Cultural developments since the end of the Middle Ages had
made little impact on the face of the English landscape. The
major change was the loss of the great, ancient forests, sacrificed
to the building of the largest naval force in the world. But
the nineteenth century brought the Industrial Revolution, the
building factories, new houses, quarries, and coal mines, as
well as new roads and railways cutting through the countryside.
Much of the population moved to the urban areas, many which
grew as large as London had once been. The changes, encouraged
by rapid advances in technology, were not embraced eagerly by
everyone. As early as 1812 workers in the textile mills of Leicestershire
erupted in violence in protest over their replacement by labour-saving
machines. The rioters were called Luddites (named after a farm
labourer who had destroyed such machines in the late 1700s),
a word which has since become synonymous with opposition to
industrial change. Despite such reactions, the pace of change
could not be stopped.
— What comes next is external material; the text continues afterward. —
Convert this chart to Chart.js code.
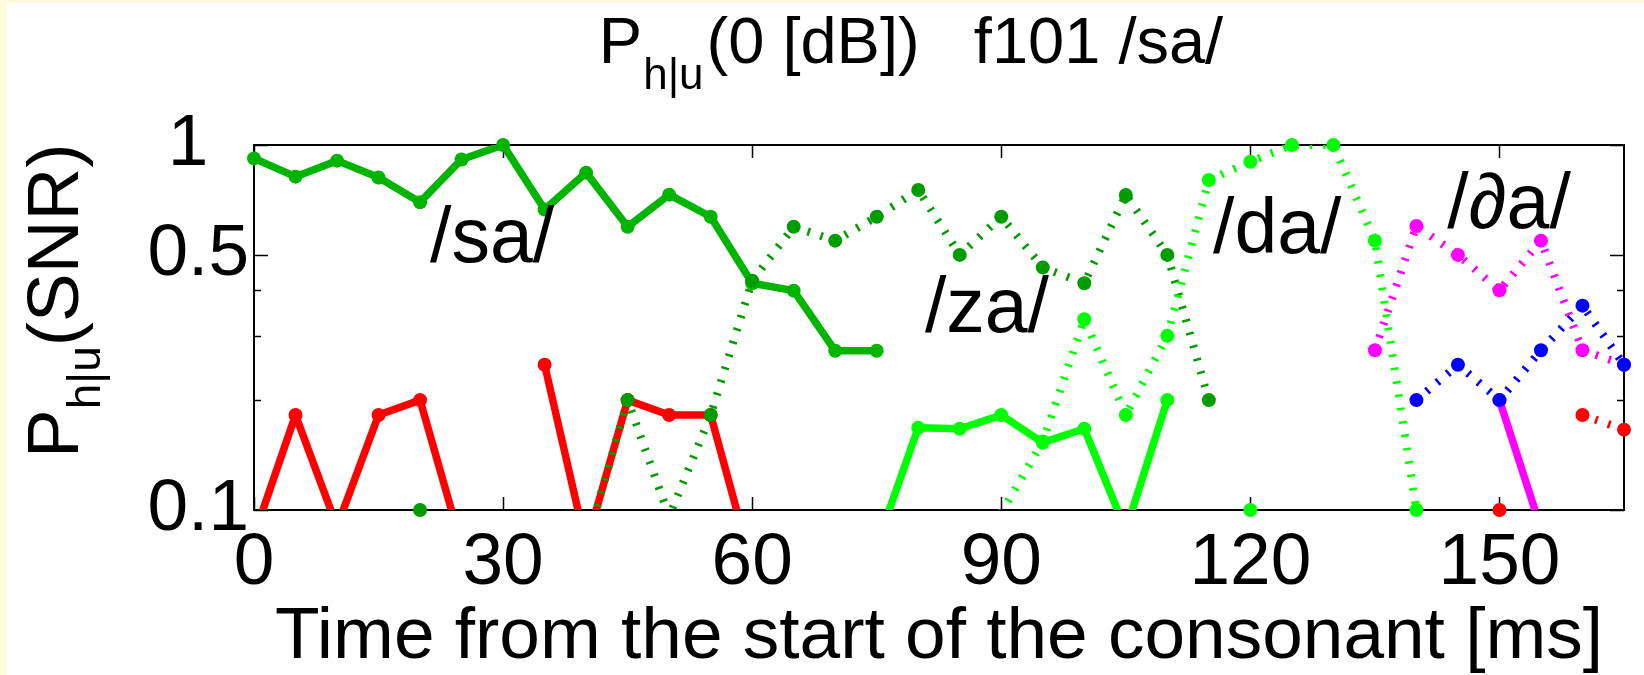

The English countryside had been largely
transformed by the time of Tolkien's birth in 1892, and, although
it was still possible in places to experience England as it
had once been, these places were rapidly disappearing.
Tolkien has been called by the Los Angeles Times a "a
neo-Luddite who never owned a car" (19 December 2001).
Of course, only an Angeleno could connect not owning a car with
Ludditism. In Tolkien's Oxford, nearly everything was within
easy reach by bicycle or bus. To add to the irony, the name
of the dragon Smaug in Tolkien's The Hobbit is frequently
mispronounced by readers as 'smog' (a word which first came
into being in 1905, only about 30 years before Tolkien began
the book). But the charge has some truth. Tolkien bitterly resented
the effect of industrialism on the countryside, as well as on
its traditional way of life. This is nowhere more evident than
in his representation of the Shire, the culture of which is
deliberately evocative of the England of the late 1800s. The
chapter on "The Scouring of the Shire" is Tolkien's
response to the effect of industrialism and its lifestyle. However,
Tolkien's attitude may be detected more subtly in his portrayal
of Saruman's Orthanc ('cunning mind'). However, the heavily
archaic nature of Tolkien's interests and writing may also be
seen as a typically Victorian response to the social and physical
changes England underwent as a result of industrialism. For
instance, the Gothic style, which represented the high-point
of medieval art and architecture, was extensively copied during
the nineteenth century, including the famous Houses of Parliament
in London. Artists and writers turned to medieval stories for
their inspiration, notably Tennyson in his poem "Idylls
of the King" and Pre-Raphaelites like Dante Gabriel Rossetti
and Edward Burne Jones in many of their paintings. The decorative
arts were influenced by medieval designs, most notably in the
work of William Morris, also a translator of Old Norse sagas.
In general, the retreat into archaism typified the arts of the
late nineteenth century. The advent of Modernism in the 1920s
changed all that, and it is Tolkien's refusal to jump on the
bandwagon which has opened him up to criticism.
Tolkien's dislike of the effect of industrialisation on the
English landscape is particularly worthy of note, evident as
it is in his creation of the prehistoric forests of Fangorn,
Mirkwood, and the Old Forest. The conflict between the Ents
and the Entwives may also be approached from this direction.
However, it must be said that the primaeval mountains and forests
of Middle-Earth are not representative of the English countryside,
either as Tolkien knew it, or as it had once been. These we
must attribute to his imagination, though perhaps also to dramatised
American landscapes (Tolkien had an boyhood devotion to tales
of 'Red Indians'). It is thus perhaps no accident that even
Tolkien's worst critics have praised him for his description
of landscape, and that the makers of the recent film of the
The Lord of the Rings felt that reproducing it was one
of their primary responsibilities. Tolkien has also been embraced
by the environmental movement since the sixties; in this he
may connect with our own turning from industrialism and longing
for an older, more 'natural' existence.